Friday, 8 February 2008
St Pancras Revisited
It’s not easy to get past all the hype that’s been flying around this place and vast spaces like this one can numb the critical faculties. At first glance, the impact of the massive roof canopy painted sky blue is astonishing. It’s never looked so enormous or so pristine, at least, in living memory. The restoration of the original fabric is a major triumph and the lighting shows Scott’s architectural details in all their glory. It’s the new infrastructure that I find so disappointing. The subterranean shopping mall has nothing to distinguish it from its numerous suburban counterparts. The retail outlets are clones and have no individual character or distinction. Where commercial considerations come first, we really can’t expect much better but we could have expected a much more imaginative and spectacular train station to match the magnificence and ambition of the original structure.

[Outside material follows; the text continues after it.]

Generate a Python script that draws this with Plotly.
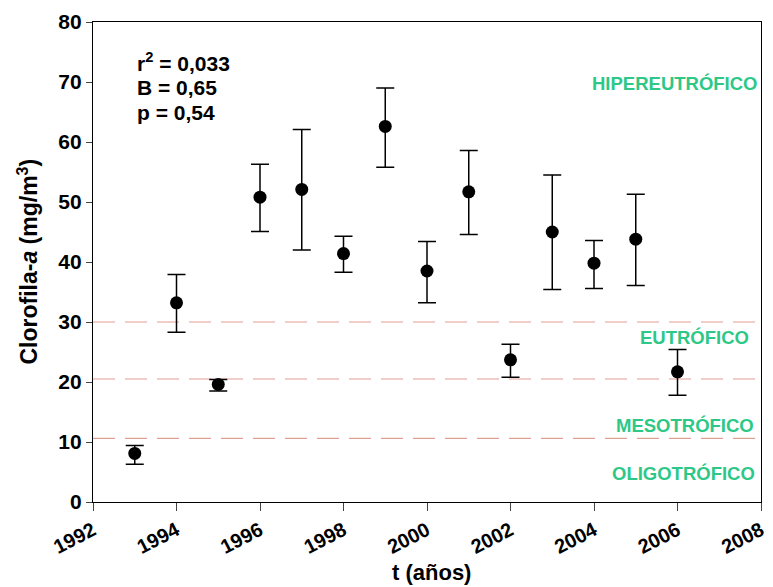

When the rebuilding of Euston Station was completed in the 1960’s the designers were presumably very satisfied with the way in which they had eliminated almost any trace of the actual trains from the concourse. The very things that were the reason for the building’s existence were relegated to a dimly lit concrete basement. There is a bizarre affectation in the British character that deals with engineering technology by concealing it wherever possible lest it should give offence. The designers of British steam locomotives hid the working parts deep in the interior of the bodywork. This made them much more difficult and expensive to repair and service than their more practical European and North American counterparts that carried their engineering on the outer surfaces of the machine. Much of this thinking has persisted into the 21st. century and might explain why the actual trains themselves are so difficult to see at St. Pancras. This technology should be celebrated in the structure and displayed for all to see and not treated as if it were some rather ugly but essential business to be concluded behind closed doors. It is true that the experience of Eurostar travel has virtually none of the sense of adventure, romance or glamour that traditionally attached to international train travel but that is no reason for so ruthlessly excluding all these qualities from the design.
In the end, what we get reflects a sad lack of imagination and an inability to rise to the challenge set by Barlow and Scott in 1868. There are some expensive materials, a champagne bar that stretches almost to Cricklewood and reflective surfaces are everywhere but all this is small consolation for the pedestrian flavour of the design. And then there is the matter of the Meeting Place sculpture.
As a piece of public art, this is very mediocre. Whenever a group of people set out to create something (in their words) “iconic”, the outcome is likely to be dismal. When the group in question is composed of marketing experts, image consultants and PR professionals, the prospect is even more depressing. The choice of sculpture was entirely dictated by the requirement that it be “iconic”. Conceptually shallow, it presents an image both unconvincing and slightly disturbing.
The male figure has a predatory air and the worrying likeness of a Nazi officer straight from central casting. In reality, he’s probably a consultant who trades in PFI schemes while his female partner is perhaps an Event Organizer or a Fashion Buyer for a chain store. Together they resemble outsize participants in a TV perfume ad who have suddenly found themselves immobilized and immortalised in bronze. To my mind, they would be improved by the addition of some bright colour, in the manner of Jeff Koons. Then it would at least be cheerful kitsch instead of pretentious kitsch.